It seems as though everything from Twitter to higher education to libraries is dying.
Twitter seems to be having trouble keeping leadership and rumors abound of changes that will turn it into something non-Twitter. But in a recent commentary in The New Republic, Navneet Alang argues that while Twitter the company may go away, Twitter the practice will remain, engrained as it is in our culture. I felt a little better.
Alang begins the essay with this observation, “The tech press is obsessed with calling things dead.” I’m not sure it’s just the tech press; everyone seems a bit obsessed with what our networked digital world is going to kill.*
Face to face universities have been dying for a long time now: killed off by online education and MOOCs. But in his reflection on a recent higher ed conference, Joshua Kim suggests that there is a disconnect between the narrative of dying and what is actually happening on the ground. There are challenges, he says, but there are also innovations that are making higher ed better than ever:
The multitude of small innovations and experiments within our colleges and universities seldom get attention. An active learning classroom redesign here – a new program for first generation students there – these initiatives seldom cohere into a larger narrative.But all these small innovations add up.
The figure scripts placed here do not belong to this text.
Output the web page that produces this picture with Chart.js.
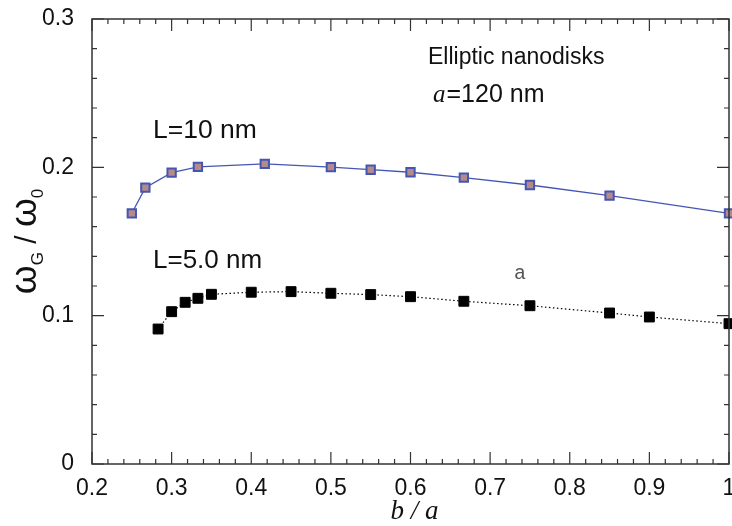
<!DOCTYPE html>
<html>
<head>
<meta charset="utf-8">
<script src="https://cdn.jsdelivr.net/npm/chart.js@4.4.1/dist/chart.umd.min.js"></script>
<style>
  html, body { margin: 0; padding: 0; background: #fff; }
  canvas { display: block; }
</style>
</head>
<body>
<canvas id="myChart" width="732" height="526"></canvas>
<script>
// L = 10 nm
var xValues10 = [0.25, 0.267, 0.3, 0.333, 0.417, 0.5, 0.55, 0.6, 0.667, 0.75, 0.85, 1.0];
var yValues10 = [0.169, 0.1863, 0.1964, 0.2003, 0.2023, 0.2001, 0.1984, 0.1967, 0.1931, 0.1881, 0.1809, 0.169];
// L = 5.0 nm
var xValues5 = [0.283, 0.3, 0.317, 0.333, 0.35, 0.4, 0.45, 0.5, 0.55, 0.6, 0.667, 0.75, 0.85, 0.9, 1.0];
var yValues5 = [0.091, 0.1027, 0.109, 0.1117, 0.1144, 0.1158, 0.1162, 0.1151, 0.1142, 0.1128, 0.1097, 0.1067, 0.1018, 0.0991, 0.0946];

var xMin = 0.2, xMax = 1.0, yMin = 0, yMax = 0.3;
var sans = "'Liberation Sans', Arial, sans-serif";
var serif = "'Liberation Serif', 'Times New Roman', serif";

function toPoints(xs, ys){
    let pts = [];
    for(let i=0;i<xs.length;i++){
        pts.push({x: xs[i], y: ys[i]});
    }
    return pts;
}

function tickText(v){
    return parseFloat(v.toFixed(2)).toString();
}

// box, inward ticks, axis titles and the notes written on the plot
var framePlugin = {
    id: "frame",
    afterDraw(chart){
        const ctx = chart.ctx;
        const a = chart.chartArea;
        const xs = chart.scales.x, ys = chart.scales.y;
        ctx.save();
        ctx.strokeStyle = "#333";
        ctx.lineWidth = 1.5;
        ctx.strokeRect(a.left, a.top, a.right - a.left, a.bottom - a.top);

        ctx.lineWidth = 1.2;
        ctx.beginPath();
        for(let i=0;i<=40;i++){
            let v = xMin + i*0.02;
            if(v > xMax + 1e-9) break;
            let len = (i%5==0) ? 12 : 5;
            let px = xs.getPixelForValue(v);
            ctx.moveTo(px, a.bottom); ctx.lineTo(px, a.bottom - len);
            ctx.moveTo(px, a.top); ctx.lineTo(px, a.top + len);
        }
        for(let i=0;i<=15;i++){
            let v = yMin + i*0.02;
            let len = (i%5==0) ? 12 : 5;
            let py = ys.getPixelForValue(v);
            ctx.moveTo(a.left, py); ctx.lineTo(a.left + len, py);
            ctx.moveTo(a.right, py); ctx.lineTo(a.right - len, py);
        }
        ctx.stroke();

        // y title  omega_G / omega_0
        ctx.fillStyle = "#111";
        ctx.translate(36, (a.top + a.bottom)/2);
        ctx.rotate(-Math.PI/2);
        const parts = [
            ["ω", "37px " + sans, 0],
            ["G", "17px " + sans, 7],
            [" / ", "30px " + sans, 0],
            ["ω", "37px " + sans, 0],
            ["0", "17px " + sans, 7]
        ];
        let total = 0;
        parts.forEach(p => { ctx.font = p[1]; total += ctx.measureText(p[0]).width; });
        let cx = -total/2;
        ctx.textBaseline = "alphabetic";
        parts.forEach(p => {
            ctx.font = p[1];
            ctx.fillText(p[0], cx, p[2]);
            cx += ctx.measureText(p[0]).width;
        });
        ctx.restore();

        ctx.save();
        ctx.fillStyle = "#111";
        ctx.textBaseline = "alphabetic";
        // x title
        ctx.font = "italic 27px " + serif;
        ctx.textAlign = "center";
        ctx.fillText("b / a", (a.left + a.right)/2 + 4, 519);

        ctx.textAlign = "left";
        ctx.font = "23px " + sans;
        ctx.fillText("Elliptic nanodisks", 428, 64);
        ctx.font = "italic 25px " + serif;
        ctx.fillText("a", 433, 102);
        let w = ctx.measureText("a").width;
        ctx.font = "25px " + sans;
        ctx.fillText("=120 nm", 433 + w + 1, 102);

        ctx.font = "26.5px " + sans;
        ctx.fillText("L=10 nm", 153, 138);
        ctx.font = "26px " + sans;
        ctx.fillText("L=5.0 nm", 153, 268);

        ctx.fillStyle = "#555";
        ctx.font = "20px 'Liberation Mono', monospace";
        ctx.textAlign = "center";
        ctx.fillText("a", 520, 279);
        ctx.restore();
    }
};

new Chart("myChart", {
type: "scatter",
data: {
    datasets: [{
        label: "L=10 nm",
        data: toPoints(xValues10, yValues10),
        showLine: true,
        borderColor: "#4556b2",
        borderWidth: 1.3,
        pointStyle: "rect",
        pointRadius: 5.9,
        pointBorderWidth: 2,
        pointBorderColor: "#4556b2",
        pointBackgroundColor: "#b48a8b",
        clip: false
    },{
        label: "L=5.0 nm",
        data: toPoints(xValues5, yValues5),
        showLine: true,
        borderColor: "#000",
        borderWidth: 1.2,
        borderDash: [1.5, 2.5],
        pointStyle: "rect",
        pointRadius: 7,
        pointBorderWidth: 1,
        pointBorderColor: "#000",
        pointBackgroundColor: "#000",
        clip: false
    }]
},
options: {
    responsive: false,
    animation: false,
    layout: {
        autoPadding: false,
        padding: {top: 19, right: 3, left: 0, bottom: 0}
    },
    scales: {
        x: {
            type: "linear",
            min: xMin,
            max: xMax,
            grid: {display: false},
            border: {display: false},
            ticks: {
                stepSize: 0.1,
                autoSkip: false,
                maxRotation: 0,
                padding: 3,
                color: "#111",
                font: {family: sans, size: 23},
                callback: tickText
            },
            afterFit(scale){
                scale.height = 62;
                scale.paddingLeft = 0; scale.paddingRight = 0;
                scale.paddingTop = 0; scale.paddingBottom = 0;
            }
        },
        y: {
            min: yMin,
            max: yMax,
            grid: {display: false},
            border: {display: false},
            ticks: {
                stepSize: 0.1,
                padding: 10,
                color: "#111",
                font: {family: sans, size: 23},
                callback: tickText
            },
            afterFit(scale){
                scale.width = 92;
                scale.paddingLeft = 0; scale.paddingRight = 0;
                scale.paddingTop = 0; scale.paddingBottom = 0;
            }
        }
    },
    plugins: {
        legend: {display: false},
        tooltip: {enabled: false}
    }
},
plugins: [framePlugin]
});
</script>
</body>
</html>
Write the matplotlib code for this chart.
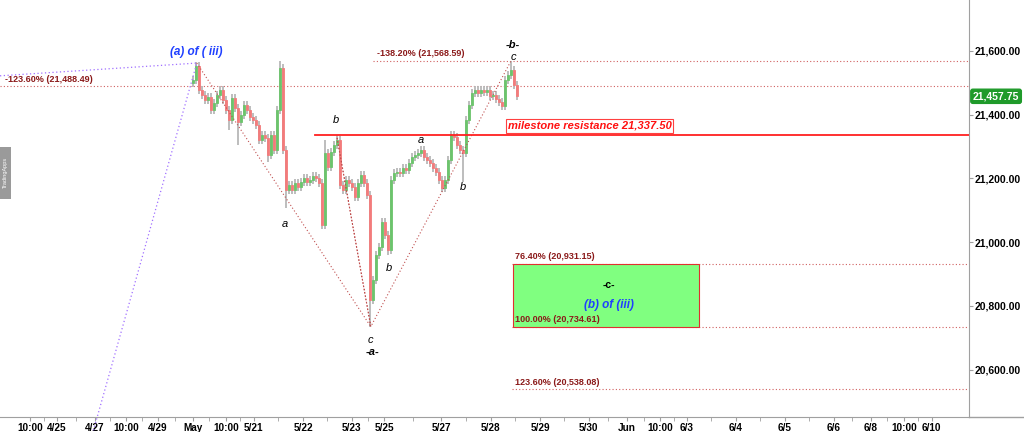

I’m getting a similar sense of a disconnected narrative from the reading and research I’ve been doing around libraries. Who needs a library in the age of Google? John Palfrey works on answering that question in his book BiblioTECH: Why Libraries Matter More Than Ever in the Age of Google and I’ve been having a blast exploring all the examples of library innovations that he describes. I spent more time than I’d like to admit listening to the Wyoming Toad, just one of the fascinating items that can be found through the Digital Public Library of America interface.
And physical libraries are also innovating, changing to meet the demands of their particular constituents. From makerspaces to computer classes to seed lending, libraries, like higher ed, are pushing back against the narrative of their demise.
*A quick thank you to Jon Becker for sharing this article via Diigo.